== EXERCISE PROMPT ==
Once the pictures are set aside, transcribe the remaining data exactly.
============================================================
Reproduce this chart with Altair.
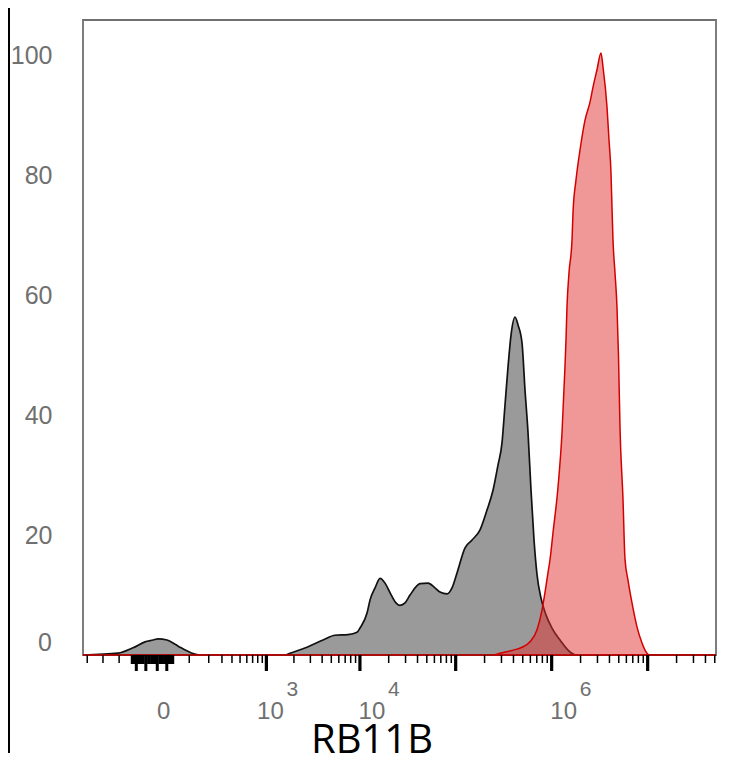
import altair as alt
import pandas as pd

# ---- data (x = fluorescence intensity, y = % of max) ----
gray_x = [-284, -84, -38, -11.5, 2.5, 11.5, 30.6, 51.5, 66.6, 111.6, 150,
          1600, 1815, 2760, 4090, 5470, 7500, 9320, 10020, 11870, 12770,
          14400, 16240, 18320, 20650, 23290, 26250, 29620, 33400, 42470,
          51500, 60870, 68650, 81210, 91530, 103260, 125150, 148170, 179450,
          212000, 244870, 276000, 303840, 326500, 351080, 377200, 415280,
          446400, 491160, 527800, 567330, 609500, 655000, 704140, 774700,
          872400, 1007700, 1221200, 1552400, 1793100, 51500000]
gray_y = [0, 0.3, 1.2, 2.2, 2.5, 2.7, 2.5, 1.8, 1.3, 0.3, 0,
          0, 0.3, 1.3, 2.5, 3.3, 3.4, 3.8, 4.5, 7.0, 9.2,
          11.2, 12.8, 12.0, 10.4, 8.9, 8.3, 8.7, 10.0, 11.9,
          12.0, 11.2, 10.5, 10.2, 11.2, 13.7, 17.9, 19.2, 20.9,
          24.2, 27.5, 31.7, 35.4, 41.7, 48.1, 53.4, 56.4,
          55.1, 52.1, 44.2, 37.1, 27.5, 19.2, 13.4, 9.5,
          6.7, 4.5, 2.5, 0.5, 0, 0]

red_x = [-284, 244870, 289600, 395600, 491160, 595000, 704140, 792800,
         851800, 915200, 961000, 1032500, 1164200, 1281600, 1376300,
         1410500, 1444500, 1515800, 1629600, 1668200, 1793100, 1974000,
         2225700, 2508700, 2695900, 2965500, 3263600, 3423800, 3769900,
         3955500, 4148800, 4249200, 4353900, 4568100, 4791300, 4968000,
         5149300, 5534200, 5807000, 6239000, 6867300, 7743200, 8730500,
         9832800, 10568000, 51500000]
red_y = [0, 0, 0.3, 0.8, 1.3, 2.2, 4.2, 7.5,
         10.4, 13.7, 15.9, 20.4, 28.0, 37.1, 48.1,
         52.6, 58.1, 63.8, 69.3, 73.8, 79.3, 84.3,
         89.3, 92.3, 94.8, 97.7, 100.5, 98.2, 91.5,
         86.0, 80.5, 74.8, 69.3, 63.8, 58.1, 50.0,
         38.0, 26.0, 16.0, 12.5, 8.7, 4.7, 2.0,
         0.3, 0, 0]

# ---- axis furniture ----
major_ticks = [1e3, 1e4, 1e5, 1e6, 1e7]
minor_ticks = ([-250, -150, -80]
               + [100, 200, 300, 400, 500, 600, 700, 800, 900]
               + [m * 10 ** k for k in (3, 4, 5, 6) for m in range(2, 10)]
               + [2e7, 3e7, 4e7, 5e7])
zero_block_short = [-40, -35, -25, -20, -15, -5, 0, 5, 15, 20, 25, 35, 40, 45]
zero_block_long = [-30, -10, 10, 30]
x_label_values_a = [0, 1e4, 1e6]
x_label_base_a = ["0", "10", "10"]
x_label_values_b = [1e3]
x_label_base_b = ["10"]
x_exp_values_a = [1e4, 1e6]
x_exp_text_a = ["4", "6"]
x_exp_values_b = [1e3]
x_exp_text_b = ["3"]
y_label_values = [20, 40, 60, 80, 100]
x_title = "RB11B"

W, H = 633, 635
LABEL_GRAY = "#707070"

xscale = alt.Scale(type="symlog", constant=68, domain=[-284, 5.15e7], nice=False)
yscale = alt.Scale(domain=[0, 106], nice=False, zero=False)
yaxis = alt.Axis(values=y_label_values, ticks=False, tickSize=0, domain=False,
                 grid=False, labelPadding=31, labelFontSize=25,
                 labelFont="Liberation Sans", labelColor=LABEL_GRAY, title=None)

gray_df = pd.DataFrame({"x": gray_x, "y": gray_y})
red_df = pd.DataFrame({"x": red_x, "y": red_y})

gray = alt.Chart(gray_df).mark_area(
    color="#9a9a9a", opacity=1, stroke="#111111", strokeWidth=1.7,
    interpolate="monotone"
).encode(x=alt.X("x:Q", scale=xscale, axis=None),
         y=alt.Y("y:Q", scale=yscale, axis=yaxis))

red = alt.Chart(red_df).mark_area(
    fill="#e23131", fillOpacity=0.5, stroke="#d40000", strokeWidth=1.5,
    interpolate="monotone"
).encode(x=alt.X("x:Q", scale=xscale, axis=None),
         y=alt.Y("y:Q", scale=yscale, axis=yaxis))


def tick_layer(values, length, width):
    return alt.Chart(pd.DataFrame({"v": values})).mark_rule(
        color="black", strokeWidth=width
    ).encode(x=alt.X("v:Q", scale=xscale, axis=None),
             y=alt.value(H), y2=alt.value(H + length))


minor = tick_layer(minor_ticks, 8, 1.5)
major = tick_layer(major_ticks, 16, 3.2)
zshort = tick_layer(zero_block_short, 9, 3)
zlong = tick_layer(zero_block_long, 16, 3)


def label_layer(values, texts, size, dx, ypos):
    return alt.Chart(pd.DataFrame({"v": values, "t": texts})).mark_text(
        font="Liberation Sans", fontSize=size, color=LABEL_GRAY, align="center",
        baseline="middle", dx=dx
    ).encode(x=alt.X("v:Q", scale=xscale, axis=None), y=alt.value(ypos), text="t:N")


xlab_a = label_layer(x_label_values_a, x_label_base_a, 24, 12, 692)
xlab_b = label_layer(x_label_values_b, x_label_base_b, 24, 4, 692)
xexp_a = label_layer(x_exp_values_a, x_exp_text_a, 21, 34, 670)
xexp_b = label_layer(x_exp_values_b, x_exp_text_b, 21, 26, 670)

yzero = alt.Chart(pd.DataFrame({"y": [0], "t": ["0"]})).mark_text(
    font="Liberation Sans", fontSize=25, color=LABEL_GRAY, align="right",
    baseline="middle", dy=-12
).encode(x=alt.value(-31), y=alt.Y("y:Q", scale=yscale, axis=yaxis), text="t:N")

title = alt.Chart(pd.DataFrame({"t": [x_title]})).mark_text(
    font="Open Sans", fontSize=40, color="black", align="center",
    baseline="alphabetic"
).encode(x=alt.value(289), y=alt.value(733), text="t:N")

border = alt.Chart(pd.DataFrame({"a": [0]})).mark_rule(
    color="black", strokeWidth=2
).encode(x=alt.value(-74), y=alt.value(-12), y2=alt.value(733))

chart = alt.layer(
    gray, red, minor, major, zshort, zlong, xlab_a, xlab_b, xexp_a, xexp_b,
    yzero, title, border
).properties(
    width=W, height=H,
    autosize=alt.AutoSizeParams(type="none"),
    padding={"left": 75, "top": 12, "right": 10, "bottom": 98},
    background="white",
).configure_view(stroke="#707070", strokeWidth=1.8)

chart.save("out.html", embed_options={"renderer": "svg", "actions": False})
============================================================
== FULL SOLUTION ==
Reproduce this chart with Altair.
import altair as alt
import pandas as pd

# ---- data (x = fluorescence intensity, y = % of max) ----
gray_x = [-284, -84, -38, -11.5, 2.5, 11.5, 30.6, 51.5, 66.6, 111.6, 150,
          1600, 1815, 2760, 4090, 5470, 7500, 9320, 10020, 11870, 12770,
          14400, 16240, 18320, 20650, 23290, 26250, 29620, 33400, 42470,
          51500, 60870, 68650, 81210, 91530, 103260, 125150, 148170, 179450,
          212000, 244870, 276000, 303840, 326500, 351080, 377200, 415280,
          446400, 491160, 527800, 567330, 609500, 655000, 704140, 774700,
          872400, 1007700, 1221200, 1552400, 1793100, 51500000]
gray_y = [0, 0.3, 1.2, 2.2, 2.5, 2.7, 2.5, 1.8, 1.3, 0.3, 0,
          0, 0.3, 1.3, 2.5, 3.3, 3.4, 3.8, 4.5, 7.0, 9.2,
          11.2, 12.8, 12.0, 10.4, 8.9, 8.3, 8.7, 10.0, 11.9,
          12.0, 11.2, 10.5, 10.2, 11.2, 13.7, 17.9, 19.2, 20.9,
          24.2, 27.5, 31.7, 35.4, 41.7, 48.1, 53.4, 56.4,
          55.1, 52.1, 44.2, 37.1, 27.5, 19.2, 13.4, 9.5,
          6.7, 4.5, 2.5, 0.5, 0, 0]

red_x = [-284, 244870, 289600, 395600, 491160, 595000, 704140, 792800,
         851800, 915200, 961000, 1032500, 1164200, 1281600, 1376300,
         1410500, 1444500, 1515800, 1629600, 1668200, 1793100, 1974000,
         2225700, 2508700, 2695900, 2965500, 3263600, 3423800, 3769900,
         3955500, 4148800, 4249200, 4353900, 4568100, 4791300, 4968000,
         5149300, 5534200, 5807000, 6239000, 6867300, 7743200, 8730500,
         9832800, 10568000, 51500000]
red_y = [0, 0, 0.3, 0.8, 1.3, 2.2, 4.2, 7.5,
         10.4, 13.7, 15.9, 20.4, 28.0, 37.1, 48.1,
         52.6, 58.1, 63.8, 69.3, 73.8, 79.3, 84.3,
         89.3, 92.3, 94.8, 97.7, 100.5, 98.2, 91.5,
         86.0, 80.5, 74.8, 69.3, 63.8, 58.1, 50.0,
         38.0, 26.0, 16.0, 12.5, 8.7, 4.7, 2.0,
         0.3, 0, 0]

# ---- axis furniture ----
major_ticks = [1e3, 1e4, 1e5, 1e6, 1e7]
minor_ticks = ([-250, -150, -80]
               + [100, 200, 300, 400, 500, 600, 700, 800, 900]
               + [m * 10 ** k for k in (3, 4, 5, 6) for m in range(2, 10)]
               + [2e7, 3e7, 4e7, 5e7])
zero_block_short = [-40, -35, -25, -20, -15, -5, 0, 5, 15, 20, 25, 35, 40, 45]
zero_block_long = [-30, -10, 10, 30]
x_label_values_a = [0, 1e4, 1e6]
x_label_base_a = ["0", "10", "10"]
x_label_values_b = [1e3]
x_label_base_b = ["10"]
x_exp_values_a = [1e4, 1e6]
x_exp_text_a = ["4", "6"]
x_exp_values_b = [1e3]
x_exp_text_b = ["3"]
y_label_values = [20, 40, 60, 80, 100]
x_title = "RB11B"

W, H = 633, 635
LABEL_GRAY = "#707070"

xscale = alt.Scale(type="symlog", constant=68, domain=[-284, 5.15e7], nice=False)
yscale = alt.Scale(domain=[0, 106], nice=False, zero=False)
yaxis = alt.Axis(values=y_label_values, ticks=False, tickSize=0, domain=False,
                 grid=False, labelPadding=31, labelFontSize=25,
                 labelFont="Liberation Sans", labelColor=LABEL_GRAY, title=None)

gray_df = pd.DataFrame({"x": gray_x, "y": gray_y})
red_df = pd.DataFrame({"x": red_x, "y": red_y})

gray = alt.Chart(gray_df).mark_area(
    color="#9a9a9a", opacity=1, stroke="#111111", strokeWidth=1.7,
    interpolate="monotone"
).encode(x=alt.X("x:Q", scale=xscale, axis=None),
         y=alt.Y("y:Q", scale=yscale, axis=yaxis))

red = alt.Chart(red_df).mark_area(
    fill="#e23131", fillOpacity=0.5, stroke="#d40000", strokeWidth=1.5,
    interpolate="monotone"
).encode(x=alt.X("x:Q", scale=xscale, axis=None),
         y=alt.Y("y:Q", scale=yscale, axis=yaxis))


def tick_layer(values, length, width):
    return alt.Chart(pd.DataFrame({"v": values})).mark_rule(
        color="black", strokeWidth=width
    ).encode(x=alt.X("v:Q", scale=xscale, axis=None),
             y=alt.value(H), y2=alt.value(H + length))


minor = tick_layer(minor_ticks, 8, 1.5)
major = tick_layer(major_ticks, 16, 3.2)
zshort = tick_layer(zero_block_short, 9, 3)
zlong = tick_layer(zero_block_long, 16, 3)


def label_layer(values, texts, size, dx, ypos):
    return alt.Chart(pd.DataFrame({"v": values, "t": texts})).mark_text(
        font="Liberation Sans", fontSize=size, color=LABEL_GRAY, align="center",
        baseline="middle", dx=dx
    ).encode(x=alt.X("v:Q", scale=xscale, axis=None), y=alt.value(ypos), text="t:N")


xlab_a = label_layer(x_label_values_a, x_label_base_a, 24, 12, 692)
xlab_b = label_layer(x_label_values_b, x_label_base_b, 24, 4, 692)
xexp_a = label_layer(x_exp_values_a, x_exp_text_a, 21, 34, 670)
xexp_b = label_layer(x_exp_values_b, x_exp_text_b, 21, 26, 670)

yzero = alt.Chart(pd.DataFrame({"y": [0], "t": ["0"]})).mark_text(
    font="Liberation Sans", fontSize=25, color=LABEL_GRAY, align="right",
    baseline="middle", dy=-12
).encode(x=alt.value(-31), y=alt.Y("y:Q", scale=yscale, axis=yaxis), text="t:N")

title = alt.Chart(pd.DataFrame({"t": [x_title]})).mark_text(
    font="Open Sans", fontSize=40, color="black", align="center",
    baseline="alphabetic"
).encode(x=alt.value(289), y=alt.value(733), text="t:N")

border = alt.Chart(pd.DataFrame({"a": [0]})).mark_rule(
    color="black", strokeWidth=2
).encode(x=alt.value(-74), y=alt.value(-12), y2=alt.value(733))

chart = alt.layer(
    gray, red, minor, major, zshort, zlong, xlab_a, xlab_b, xexp_a, xexp_b,
    yzero, title, border
).properties(
    width=W, height=H,
    autosize=alt.AutoSizeParams(type="none"),
    padding={"left": 75, "top": 12, "right": 10, "bottom": 98},
    background="white",
).configure_view(stroke="#707070", strokeWidth=1.8)

chart.save("out.html", embed_options={"renderer": "svg", "actions": False})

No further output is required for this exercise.